Glue a piece of rigid foam board to the back of the hatch door — 2 inches thick gives you about R-10. Add self-adhesive weatherstripping around the frame so it seals when closed. The attic hatch is one of the biggest heat loss points in most homes, and people forget it every time.
Your foot goes right through the drywall ceiling below. Walk only on planks or boards laid across the joists. Every single time.
If insulation covers the soffit openings, you lose attic ventilation. That means ice dams in winter and trapped moisture in summer. Baffles prevent this.
Insulation slows heat transfer. Air sealing stops air movement. Without air sealing, you lose 30–40% of the insulation’s effectiveness. Always seal before you insulate.
Non-IC-rated recessed lights get hot. Piling insulation directly on them is a fire hazard. Check the rating. Build a dam if they’re not IC-rated.
If you run out of bags and stop short, you won’t hit your target R-value. Measure as you go. Buy an extra 5 bags — you can always return unopened ones.
For blown-in cellulose, you need about 16–17 inches of depth. For blown-in fiberglass, plan on 19–20 inches. The number of bags depends on your attic square footage — roughly 30–40 bags for a 1,000 sqft attic. The bag label tells you coverage per bag at your target R-value.
Yes, in most cases. If the existing insulation is dry, mold-free, and not vermiculite (possible asbestos), you can blow right over it. You just need enough new material to reach your target R-value total. Remove any old vapor barriers on top before adding more — they can trap moisture.
Blown-in wins for most DIYers. It fills gaps and odd spaces automatically, covers over joists for fewer thermal bridges, and you can rent the machine for free. Batts work fine but take longer, require precise cutting, and leave more gaps if you rush.

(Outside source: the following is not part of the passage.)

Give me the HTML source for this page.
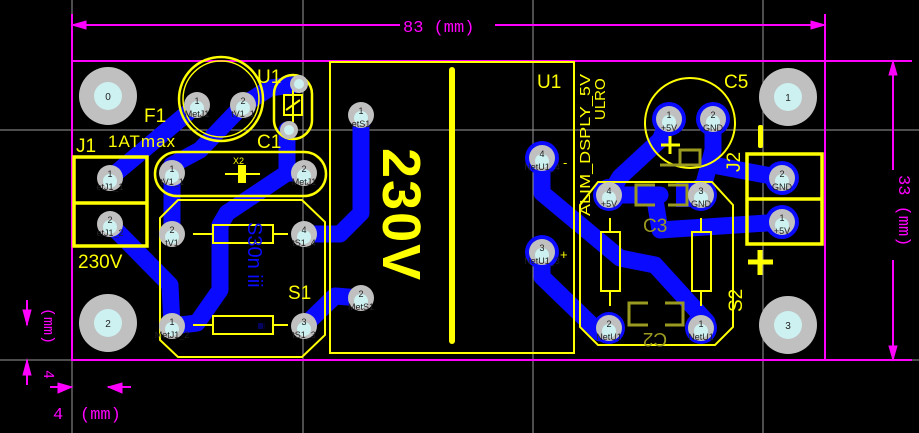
<!DOCTYPE html>
<html><head><meta charset="utf-8"><style>
html,body{margin:0;padding:0;background:#000;}
svg{display:block;}
text{font-family:"Liberation Sans",sans-serif;}
.pl{font-size:9px;fill:#222;text-anchor:middle;}
.pn{font-size:10px;fill:#222;text-anchor:middle;}
</style></head><body>
<svg width="919" height="433" viewBox="0 0 919 433" xmlns="http://www.w3.org/2000/svg">
<rect width="919" height="433" fill="#000"/>
<g stroke="#9a9a9a" stroke-width="1">
<line x1="72" y1="0" x2="72" y2="433"/><line x1="303" y1="0" x2="303" y2="433"/>
<line x1="533" y1="0" x2="533" y2="433"/><line x1="763" y1="0" x2="763" y2="433"/>
<line x1="0" y1="130" x2="919" y2="130"/><line x1="0" y1="360" x2="919" y2="360"/>
</g>
<g stroke="#0a0aff" stroke-width="17" fill="none" stroke-linejoin="round" stroke-linecap="round">
<polyline points="110,178 197,105"/>
<polyline points="243,105 200,150 172,165 172,234"/>
<polyline points="243,105 270,88 299,84"/>
<polyline points="287,130 287,173 304,173"/>
<polyline points="287,173 227,213 220,225 220,290 197,323 172,326"/>
<polyline points="110,224 170,285 172,326"/>
<polyline points="304,234 340,234 361,213 361,115"/>
<polyline points="304,326 335,296 361,298"/>
<polyline points="542,158 542,193 620,258 655,265 707,322"/>
<polyline points="542,252 542,277 600,333"/>
<polyline points="609,195 620,177 660,140 669,119"/>
<polyline points="609,195 660,195"/>
<polyline points="655,200 660,230 782,222"/>
<polyline points="713,119 713,150 701,195"/>
<polyline points="713,165 782,178"/>
</g>
<rect x="676" y="182" width="22" height="25" fill="#0a0aff"/>
<g fill="#0a0aff">
<circle cx="542" cy="158" r="17"/><circle cx="542" cy="252" r="17"/>
<circle cx="669" cy="119" r="17"/><circle cx="713" cy="119" r="17"/>
<circle cx="609" cy="195" r="16"/><circle cx="701" cy="195" r="16"/>
<circle cx="609" cy="328" r="16"/><circle cx="701" cy="328" r="16"/>
<circle cx="782" cy="178" r="17"/><circle cx="782" cy="222" r="17"/>
</g>
<rect x="72" y="61" width="753" height="299" fill="none" stroke="#ff00ff" stroke-width="2"/>
<g>
<circle cx="108" cy="96" r="29" fill="#c0c0c0"/><circle cx="108" cy="96" r="14" fill="#cdf0f0"/>
<circle cx="108" cy="323" r="29" fill="#c0c0c0"/><circle cx="108" cy="323" r="14" fill="#cdf0f0"/>
<circle cx="788" cy="97" r="29" fill="#c0c0c0"/><circle cx="788" cy="97" r="14" fill="#cdf0f0"/>
<circle cx="788" cy="325" r="29" fill="#c0c0c0"/><circle cx="788" cy="325" r="14" fill="#cdf0f0"/>
</g>
<g class="pn"><text x="108" y="100">0</text><text x="108" y="327">2</text><text x="788" y="101">1</text><text x="788" y="329">3</text></g>
<g stroke="#ffff00" fill="none" stroke-width="2.5">
<circle cx="221" cy="99" r="42"/><circle cx="221" cy="99" r="38" stroke-width="1.5"/>
<rect x="274" y="75" width="38" height="64" rx="19"/>
<path d="M284 95 L302 95 L302 115 L284 115 Z M293 88 V122 M286 110 L300 100" stroke-width="2"/>
<rect x="155" y="152" width="171" height="44" rx="22"/>
<line x1="225" y1="174" x2="260" y2="174" stroke-width="2"/>
<rect x="74" y="157" width="73" height="89" stroke-width="3.5"/><line x1="74" y1="203" x2="147" y2="203" stroke-width="3.5"/>
<polygon points="178,200 302,200 325,222 325,335 302,357 178,357 160,340 160,218" stroke-width="2"/>
<rect x="213" y="225" width="60" height="18" stroke-width="2"/><line x1="193" y1="234" x2="213" y2="234" stroke-width="2"/><line x1="273" y1="234" x2="288" y2="234" stroke-width="2"/>
<rect x="213" y="316" width="60" height="18" stroke-width="2"/><line x1="193" y1="325" x2="213" y2="325" stroke-width="2"/><line x1="273" y1="325" x2="288" y2="325" stroke-width="2"/>
<rect x="330" y="62" width="244" height="291" stroke-width="2"/>
<circle cx="690" cy="123" r="45" stroke-width="2"/>
<polygon points="598,182 712,182 733,205 733,327 715,345 598,345 580,327 580,205" stroke-width="2"/>
<rect x="601" y="232" width="19" height="59" stroke-width="2"/><line x1="610" y1="218" x2="610" y2="232" stroke-width="2"/><line x1="610" y1="291" x2="610" y2="306" stroke-width="2"/>
<rect x="692" y="232" width="19" height="59" stroke-width="2"/><line x1="701" y1="218" x2="701" y2="232" stroke-width="2"/><line x1="701" y1="291" x2="701" y2="306" stroke-width="2"/>
<rect x="747" y="154" width="75" height="90" stroke-width="3.5"/><line x1="747" y1="199" x2="822" y2="199" stroke-width="3.5"/>
</g>
<rect x="449" y="67" width="6" height="277" rx="3" fill="#ffff00"/>
<rect x="238" y="165" width="8" height="18" fill="#ffff00"/>
<rect x="758" y="125" width="5" height="23" rx="2" fill="#ffff00"/>
<path d="M748 262 H773 M760 250 V275" stroke="#ffff00" stroke-width="5"/>
<path d="M661 145 H680 M670 136 V154" stroke="#ffff00" stroke-width="3"/>
<g stroke="#9a9a20" stroke-width="3" fill="none">
<polyline points="655,185 636,185 636,205 655,205"/><polyline points="668,185 687,185 687,205 668,205"/>
<polyline points="648,303 629,303 629,325 648,325"/><polyline points="665,303 683,303 683,325 665,325"/>
<polyline points="660,165 700,165 700,150 680,150 680,165"/>
</g>
<text x="643" y="232" font-size="19" fill="#9a9a20">C3</text>
<text x="655" y="333" font-size="19" fill="#9a9a20" transform="rotate(180 655 333)" text-anchor="middle">C2</text>
<g fill="#c0c0c0">
<circle cx="197" cy="105" r="13"/><circle cx="243" cy="105" r="13"/>
<circle cx="299" cy="84" r="9"/><circle cx="289" cy="130" r="9"/>
<circle cx="172" cy="173" r="13"/><circle cx="304" cy="173" r="13"/>
<circle cx="110" cy="178" r="13"/><circle cx="110" cy="224" r="13"/>
<circle cx="172" cy="234" r="13"/><circle cx="304" cy="234" r="13"/>
<circle cx="172" cy="326" r="13"/><circle cx="304" cy="326" r="13"/>
<circle cx="361" cy="115" r="13"/><circle cx="361" cy="298" r="13"/>
<circle cx="542" cy="158" r="13"/><circle cx="542" cy="252" r="13"/>
<circle cx="669" cy="119" r="13"/><circle cx="713" cy="119" r="13"/>
<circle cx="609" cy="195" r="13"/><circle cx="701" cy="195" r="13"/>
<circle cx="609" cy="328" r="13"/><circle cx="701" cy="328" r="13"/>
<circle cx="782" cy="178" r="13"/><circle cx="782" cy="222" r="13"/>
</g>
<g fill="#cdf0f0">
<circle cx="197" cy="108" r="7"/><circle cx="243" cy="108" r="7"/>
<circle cx="299" cy="84" r="5"/><circle cx="289" cy="130" r="5"/>
<circle cx="172" cy="176" r="7"/><circle cx="304" cy="176" r="7"/>
<circle cx="110" cy="181" r="7"/><circle cx="110" cy="227" r="7"/>
<circle cx="172" cy="237" r="7"/><circle cx="304" cy="237" r="7"/>
<circle cx="172" cy="329" r="7"/><circle cx="304" cy="329" r="7"/>
<circle cx="361" cy="118" r="7"/><circle cx="361" cy="301" r="7"/>
<circle cx="542" cy="161" r="7"/><circle cx="542" cy="255" r="7"/>
<circle cx="669" cy="122" r="7"/><circle cx="713" cy="122" r="7"/>
<circle cx="609" cy="198" r="7"/><circle cx="701" cy="198" r="7"/>
<circle cx="609" cy="331" r="7"/><circle cx="701" cy="331" r="7"/>
<circle cx="782" cy="181" r="7"/><circle cx="782" cy="225" r="7"/>
</g>
<g class="pl">
<text x="197" y="104">1</text><text x="197" y="117">MetJ1</text>
<text x="243" y="104">2</text><text x="243" y="117">tV1_1</text>
<text x="172" y="172">1</text><text x="172" y="185">tV1_1</text>
<text x="304" y="172">2</text><text x="304" y="185">MetJ1</text>
<text x="110" y="177">1</text><text x="110" y="190">etJ1_1</text>
<text x="110" y="223">2</text><text x="110" y="236">etJ1_2</text>
<text x="172" y="233">2</text><text x="172" y="246">tV1</text>
<text x="304" y="233">4</text><text x="304" y="246">tS1_4</text>
<text x="172" y="325">1</text><text x="172" y="338">MetJ1_2</text>
<text x="304" y="325">3</text><text x="304" y="338">tS1_3</text>
<text x="361" y="114">1</text><text x="361" y="127">etS1</text>
<text x="361" y="297">2</text><text x="361" y="310">MetS1</text>
<text x="542" y="157">4</text><text x="542" y="170">NetU1_4</text>
<text x="542" y="251">3</text><text x="542" y="264">NetU1_3</text>
<text x="669" y="118">1</text><text x="669" y="131">+5V</text>
<text x="713" y="118">2</text><text x="713" y="131">GND</text>
<text x="609" y="194">4</text><text x="609" y="207">+5V</text>
<text x="701" y="194">3</text><text x="701" y="207">GND</text>
<text x="609" y="327">2</text><text x="609" y="340">NetU1</text>
<text x="701" y="327">1</text><text x="701" y="340">NetU1</text>
<text x="782" y="177">2</text><text x="782" y="190">GND</text>
<text x="782" y="221">1</text><text x="782" y="234">+5V</text>
</g>
<g fill="#ffff00" font-size="19">
<text x="144" y="122">F1</text>
<text x="257" y="83">U1</text>
<text x="257" y="148">C1</text>
<text x="76" y="152">J1</text>
<text x="78" y="268">230V</text>
<text x="288" y="299">S1</text>
<text x="537" y="88">U1</text>
<text x="724" y="88">C5</text>
<text x="563" y="167" font-size="13">-</text>
<text x="560" y="259" font-size="13">+</text>
</g>
<text x="108" y="147" fill="#ffff00" font-size="17" letter-spacing="1">1ATmax</text>
<text x="233" y="164" fill="#ffff00" font-size="9">X2</text>
<text transform="translate(383,148) rotate(90)" fill="#ffff00" font-size="54" font-weight="bold" letter-spacing="2">230V</text>
<text transform="translate(590,216) rotate(-90)" fill="#ffff00" font-size="15" textLength="142" lengthAdjust="spacingAndGlyphs">ALIM_DSPLY_5V</text>
<text transform="translate(605,120) rotate(-90)" fill="#ffff00" font-size="15">ULRO</text>
<text transform="translate(740,172) rotate(-90)" fill="#ffff00" font-size="19">J2</text>
<text transform="translate(742,312) rotate(-90)" fill="#ffff00" font-size="19">S2</text>
<text transform="translate(248,222) rotate(90)" fill="#0a0aff" font-size="20">S30n iii</text>
<text transform="translate(258,323) rotate(90)" fill="#0a0aff" font-size="9">iii</text>
<g stroke="#ff00ff" stroke-width="2" fill="#ff00ff">
<line x1="72" y1="14" x2="72" y2="60"/><line x1="825" y1="14" x2="825" y2="60"/>
<line x1="72" y1="25" x2="400" y2="25"/><line x1="495" y1="25" x2="825" y2="25"/>
<polygon points="72,25 86,21 86,29" stroke-width="1"/><polygon points="825,25 811,21 811,29" stroke-width="1"/>
<line x1="826" y1="61" x2="912" y2="61"/><line x1="826" y1="360" x2="912" y2="360"/>
<line x1="893" y1="61" x2="893" y2="170"/><line x1="893" y1="260" x2="893" y2="360"/>
<polygon points="893,61 889,75 897,75" stroke-width="1"/><polygon points="893,360 889,346 897,346" stroke-width="1"/>
<line x1="27" y1="300" x2="27" y2="325"/><polygon points="27,325 23,310 31,310" stroke-width="1"/>
<line x1="27" y1="360" x2="27" y2="385"/><polygon points="27,360 23,375 31,375" stroke-width="1"/>
<line x1="50" y1="387" x2="72" y2="387"/><polygon points="72,387 58,383 58,393" stroke-width="1"/>
<line x1="108" y1="387" x2="131" y2="387"/><polygon points="108,387 122,383 122,393" stroke-width="1"/>
</g>
<g fill="#ff00ff" font-size="17">
<text x="403" y="32" style="font-family:'Liberation Mono',monospace">83 (mm)</text>
<text transform="translate(899,175) rotate(90)" style="font-family:'Liberation Mono',monospace">33 (mm)</text>
<text transform="translate(44,308) rotate(90)" style="font-family:'Liberation Mono',monospace" font-size="15">(mm)</text>
<text transform="translate(44,370) rotate(90)" style="font-family:'Liberation Mono',monospace" font-size="15">4</text>
<text x="53" y="419" style="font-family:'Liberation Mono',monospace">4</text>
<text x="80" y="419" style="font-family:'Liberation Mono',monospace">(mm)</text>
</g>
</svg>
</body></html>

In most climates, no — not on top of the insulation. A vapor barrier goes on the warm side (the ceiling below). If you already have one on the ceiling drywall, you're good. Adding a second vapor barrier on top of attic insulation can trap moisture and cause mold.
Fiberglass and cellulose insulation lasts 20–30 years or more if it stays dry. The main enemies are moisture, pests, and settling. Blown-in cellulose settles 10–15% over the first year or two, which is why you overfill slightly during installation.
Yes, as long as you take basic precautions. Wear an N95 mask, safety glasses, long sleeves, and gloves. Walk only on planks across the joists — never step between them. Check for knob-and-tube wiring and vermiculite before starting. If you find either, call a pro.